▸ WHAT THIS TASK INVOLVES:
Starting at the first line of the data, please print exactly those lines through the one that holds "462, 560, 640, 719, 715, 650, 540, 411, 470, 533]", omitting every picture.

▸ GIVEN DATA:
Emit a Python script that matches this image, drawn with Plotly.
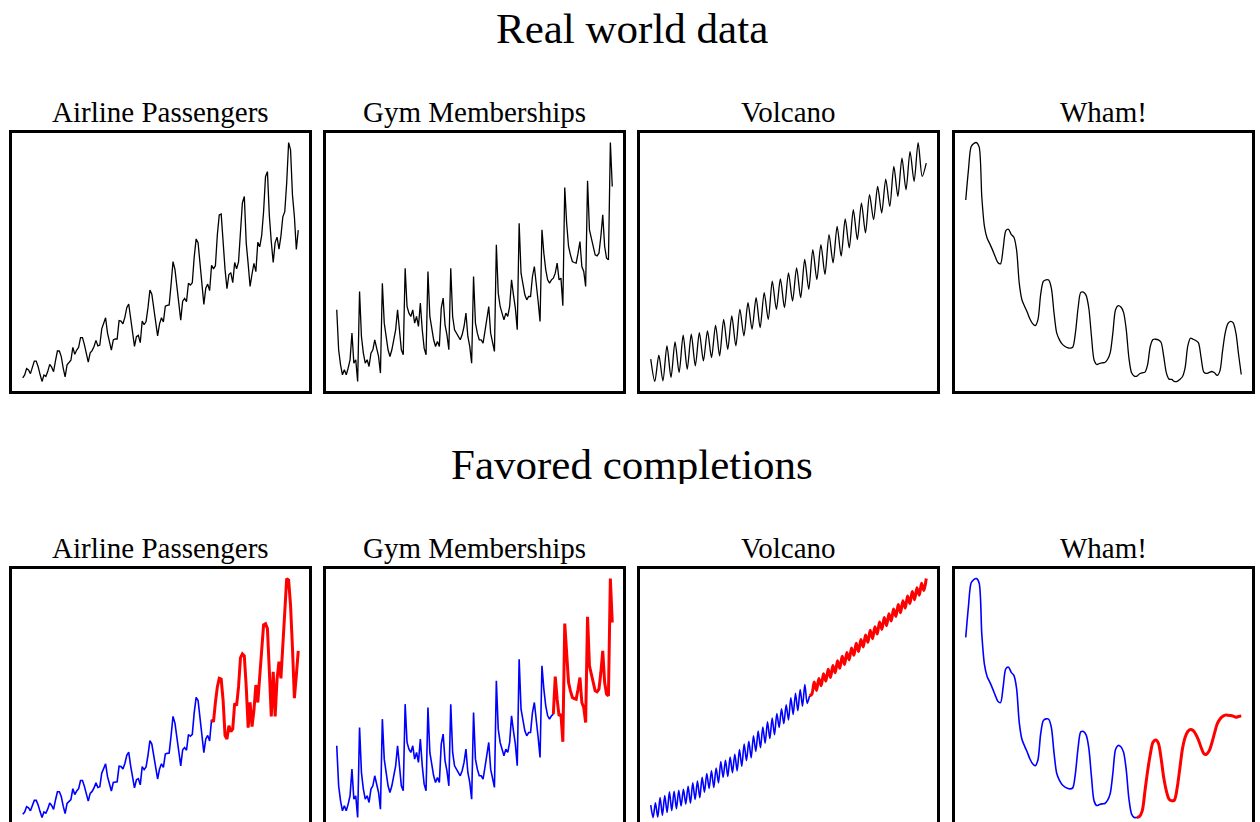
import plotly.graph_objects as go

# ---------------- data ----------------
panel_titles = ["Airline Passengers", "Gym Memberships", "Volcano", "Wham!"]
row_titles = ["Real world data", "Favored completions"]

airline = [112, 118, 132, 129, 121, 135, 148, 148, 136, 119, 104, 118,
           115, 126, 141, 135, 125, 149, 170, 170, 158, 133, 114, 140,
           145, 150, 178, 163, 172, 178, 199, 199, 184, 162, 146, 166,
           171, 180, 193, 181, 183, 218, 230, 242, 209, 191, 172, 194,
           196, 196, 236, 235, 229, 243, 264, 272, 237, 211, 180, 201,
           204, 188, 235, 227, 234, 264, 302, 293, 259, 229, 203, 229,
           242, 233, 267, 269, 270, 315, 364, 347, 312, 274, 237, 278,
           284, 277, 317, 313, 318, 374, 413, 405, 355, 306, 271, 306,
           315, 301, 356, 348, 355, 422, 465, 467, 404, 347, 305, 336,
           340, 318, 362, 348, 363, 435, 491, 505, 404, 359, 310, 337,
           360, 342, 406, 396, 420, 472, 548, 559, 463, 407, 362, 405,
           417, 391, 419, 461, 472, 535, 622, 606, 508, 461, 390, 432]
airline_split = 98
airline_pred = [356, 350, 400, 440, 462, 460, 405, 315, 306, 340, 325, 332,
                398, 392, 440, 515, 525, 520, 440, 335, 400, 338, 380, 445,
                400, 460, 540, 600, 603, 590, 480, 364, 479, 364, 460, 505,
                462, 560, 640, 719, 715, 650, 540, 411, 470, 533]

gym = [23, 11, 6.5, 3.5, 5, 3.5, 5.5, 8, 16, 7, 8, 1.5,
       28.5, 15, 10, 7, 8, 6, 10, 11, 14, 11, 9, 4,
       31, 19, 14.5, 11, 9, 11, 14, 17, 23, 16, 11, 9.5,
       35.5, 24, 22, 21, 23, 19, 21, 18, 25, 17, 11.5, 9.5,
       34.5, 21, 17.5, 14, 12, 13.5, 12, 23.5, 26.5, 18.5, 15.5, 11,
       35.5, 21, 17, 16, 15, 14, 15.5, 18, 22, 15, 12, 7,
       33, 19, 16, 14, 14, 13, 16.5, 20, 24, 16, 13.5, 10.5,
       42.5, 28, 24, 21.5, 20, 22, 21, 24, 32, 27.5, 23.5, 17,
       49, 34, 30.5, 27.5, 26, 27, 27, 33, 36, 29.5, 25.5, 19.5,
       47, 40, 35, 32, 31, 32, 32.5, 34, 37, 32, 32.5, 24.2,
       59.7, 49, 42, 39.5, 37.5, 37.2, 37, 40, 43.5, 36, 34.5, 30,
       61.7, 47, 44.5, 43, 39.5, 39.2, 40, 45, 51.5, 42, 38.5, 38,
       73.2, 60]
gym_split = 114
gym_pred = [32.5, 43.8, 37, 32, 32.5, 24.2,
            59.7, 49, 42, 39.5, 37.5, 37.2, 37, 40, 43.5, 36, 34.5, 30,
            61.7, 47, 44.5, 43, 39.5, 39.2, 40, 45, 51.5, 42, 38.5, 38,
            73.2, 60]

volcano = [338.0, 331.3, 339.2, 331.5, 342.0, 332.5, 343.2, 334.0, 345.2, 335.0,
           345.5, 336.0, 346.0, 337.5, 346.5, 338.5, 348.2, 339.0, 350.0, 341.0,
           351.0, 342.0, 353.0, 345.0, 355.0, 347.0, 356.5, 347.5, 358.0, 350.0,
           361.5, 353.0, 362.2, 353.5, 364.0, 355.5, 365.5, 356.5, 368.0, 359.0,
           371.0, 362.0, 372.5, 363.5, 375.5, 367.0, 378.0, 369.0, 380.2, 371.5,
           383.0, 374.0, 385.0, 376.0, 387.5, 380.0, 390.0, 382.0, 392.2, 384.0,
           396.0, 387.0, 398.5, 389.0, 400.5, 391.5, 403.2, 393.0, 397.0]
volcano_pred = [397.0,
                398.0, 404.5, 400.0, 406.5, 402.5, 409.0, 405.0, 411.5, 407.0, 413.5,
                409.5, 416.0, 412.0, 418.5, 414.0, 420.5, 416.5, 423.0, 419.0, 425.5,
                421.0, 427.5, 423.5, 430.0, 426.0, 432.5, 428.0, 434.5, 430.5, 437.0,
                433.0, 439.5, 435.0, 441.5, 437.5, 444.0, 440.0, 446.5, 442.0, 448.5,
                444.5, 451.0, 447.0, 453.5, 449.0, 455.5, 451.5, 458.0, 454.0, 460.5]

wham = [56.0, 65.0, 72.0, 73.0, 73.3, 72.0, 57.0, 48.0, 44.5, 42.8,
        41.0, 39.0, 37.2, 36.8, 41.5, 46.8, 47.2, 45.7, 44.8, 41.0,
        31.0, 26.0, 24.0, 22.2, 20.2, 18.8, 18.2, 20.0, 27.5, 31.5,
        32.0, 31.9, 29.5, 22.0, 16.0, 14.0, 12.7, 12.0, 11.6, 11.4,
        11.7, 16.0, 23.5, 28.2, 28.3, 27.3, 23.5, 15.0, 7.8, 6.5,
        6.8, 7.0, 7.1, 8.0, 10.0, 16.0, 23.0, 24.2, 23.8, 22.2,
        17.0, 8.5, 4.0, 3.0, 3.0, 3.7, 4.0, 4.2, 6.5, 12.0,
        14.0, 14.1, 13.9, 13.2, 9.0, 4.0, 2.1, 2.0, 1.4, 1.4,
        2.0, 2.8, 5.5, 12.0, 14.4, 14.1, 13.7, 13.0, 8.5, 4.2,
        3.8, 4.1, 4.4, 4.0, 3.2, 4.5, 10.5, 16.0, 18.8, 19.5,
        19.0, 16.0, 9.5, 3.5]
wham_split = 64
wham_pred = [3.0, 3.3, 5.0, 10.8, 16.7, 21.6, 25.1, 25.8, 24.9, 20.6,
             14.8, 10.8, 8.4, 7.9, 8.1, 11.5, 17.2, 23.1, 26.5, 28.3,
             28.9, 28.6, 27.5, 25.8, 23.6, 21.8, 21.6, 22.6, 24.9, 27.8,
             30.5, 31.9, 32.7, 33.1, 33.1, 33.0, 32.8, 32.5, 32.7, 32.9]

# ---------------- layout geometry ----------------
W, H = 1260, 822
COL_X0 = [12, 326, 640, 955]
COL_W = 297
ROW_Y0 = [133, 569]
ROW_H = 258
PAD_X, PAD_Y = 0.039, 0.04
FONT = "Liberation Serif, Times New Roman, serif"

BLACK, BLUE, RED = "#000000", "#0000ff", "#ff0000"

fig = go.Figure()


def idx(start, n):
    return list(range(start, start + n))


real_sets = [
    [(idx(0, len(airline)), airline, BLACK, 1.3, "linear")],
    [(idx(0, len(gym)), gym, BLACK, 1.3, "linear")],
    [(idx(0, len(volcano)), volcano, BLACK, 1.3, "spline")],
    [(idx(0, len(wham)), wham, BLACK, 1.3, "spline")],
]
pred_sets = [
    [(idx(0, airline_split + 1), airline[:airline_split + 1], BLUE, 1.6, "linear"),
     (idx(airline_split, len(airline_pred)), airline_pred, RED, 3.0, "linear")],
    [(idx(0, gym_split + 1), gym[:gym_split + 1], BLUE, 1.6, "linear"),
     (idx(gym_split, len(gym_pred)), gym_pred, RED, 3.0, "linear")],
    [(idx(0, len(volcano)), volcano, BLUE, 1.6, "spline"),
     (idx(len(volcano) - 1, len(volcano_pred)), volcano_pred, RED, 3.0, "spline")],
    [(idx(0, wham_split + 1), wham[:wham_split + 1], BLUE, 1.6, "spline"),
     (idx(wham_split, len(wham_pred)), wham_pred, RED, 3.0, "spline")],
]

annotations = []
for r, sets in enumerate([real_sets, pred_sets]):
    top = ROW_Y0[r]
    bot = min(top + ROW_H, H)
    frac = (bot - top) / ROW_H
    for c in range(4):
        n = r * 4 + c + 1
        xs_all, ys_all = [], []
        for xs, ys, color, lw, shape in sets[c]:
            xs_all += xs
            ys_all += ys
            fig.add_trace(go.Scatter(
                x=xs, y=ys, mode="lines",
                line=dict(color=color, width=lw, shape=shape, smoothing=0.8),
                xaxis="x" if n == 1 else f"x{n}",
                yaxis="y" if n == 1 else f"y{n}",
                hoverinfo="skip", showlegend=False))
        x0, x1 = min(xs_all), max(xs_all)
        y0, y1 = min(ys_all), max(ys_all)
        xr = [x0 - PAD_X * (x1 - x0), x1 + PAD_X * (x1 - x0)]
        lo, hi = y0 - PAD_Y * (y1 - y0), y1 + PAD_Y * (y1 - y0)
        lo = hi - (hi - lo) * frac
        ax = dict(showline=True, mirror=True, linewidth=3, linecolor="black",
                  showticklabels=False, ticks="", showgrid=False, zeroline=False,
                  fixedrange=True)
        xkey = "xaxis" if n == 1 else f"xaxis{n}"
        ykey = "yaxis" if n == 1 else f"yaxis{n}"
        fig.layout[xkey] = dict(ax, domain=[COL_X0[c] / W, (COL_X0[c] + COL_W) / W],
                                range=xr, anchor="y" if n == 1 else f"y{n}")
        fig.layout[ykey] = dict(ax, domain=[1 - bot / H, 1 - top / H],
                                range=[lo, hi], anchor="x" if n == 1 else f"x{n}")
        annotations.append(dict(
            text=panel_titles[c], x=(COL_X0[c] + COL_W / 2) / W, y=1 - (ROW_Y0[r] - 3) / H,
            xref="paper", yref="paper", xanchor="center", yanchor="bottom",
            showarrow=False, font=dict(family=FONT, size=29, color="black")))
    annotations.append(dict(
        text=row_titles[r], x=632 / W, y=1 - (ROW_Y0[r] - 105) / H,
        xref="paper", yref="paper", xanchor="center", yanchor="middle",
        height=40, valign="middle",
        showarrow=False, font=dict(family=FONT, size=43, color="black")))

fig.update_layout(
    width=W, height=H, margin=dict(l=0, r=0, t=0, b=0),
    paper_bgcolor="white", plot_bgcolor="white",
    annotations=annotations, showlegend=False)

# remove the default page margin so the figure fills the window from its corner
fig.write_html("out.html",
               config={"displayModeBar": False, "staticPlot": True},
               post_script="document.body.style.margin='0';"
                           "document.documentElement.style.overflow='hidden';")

▸ EXERCISE OUTPUT:
Emit a Python script that matches this image, drawn with Plotly.
import plotly.graph_objects as go

# ---------------- data ----------------
panel_titles = ["Airline Passengers", "Gym Memberships", "Volcano", "Wham!"]
row_titles = ["Real world data", "Favored completions"]

airline = [112, 118, 132, 129, 121, 135, 148, 148, 136, 119, 104, 118,
           115, 126, 141, 135, 125, 149, 170, 170, 158, 133, 114, 140,
           145, 150, 178, 163, 172, 178, 199, 199, 184, 162, 146, 166,
           171, 180, 193, 181, 183, 218, 230, 242, 209, 191, 172, 194,
           196, 196, 236, 235, 229, 243, 264, 272, 237, 211, 180, 201,
           204, 188, 235, 227, 234, 264, 302, 293, 259, 229, 203, 229,
           242, 233, 267, 269, 270, 315, 364, 347, 312, 274, 237, 278,
           284, 277, 317, 313, 318, 374, 413, 405, 355, 306, 271, 306,
           315, 301, 356, 348, 355, 422, 465, 467, 404, 347, 305, 336,
           340, 318, 362, 348, 363, 435, 491, 505, 404, 359, 310, 337,
           360, 342, 406, 396, 420, 472, 548, 559, 463, 407, 362, 405,
           417, 391, 419, 461, 472, 535, 622, 606, 508, 461, 390, 432]
airline_split = 98
airline_pred = [356, 350, 400, 440, 462, 460, 405, 315, 306, 340, 325, 332,
                398, 392, 440, 515, 525, 520, 440, 335, 400, 338, 380, 445,
                400, 460, 540, 600, 603, 590, 480, 364, 479, 364, 460, 505,
                462, 560, 640, 719, 715, 650, 540, 411, 470, 533]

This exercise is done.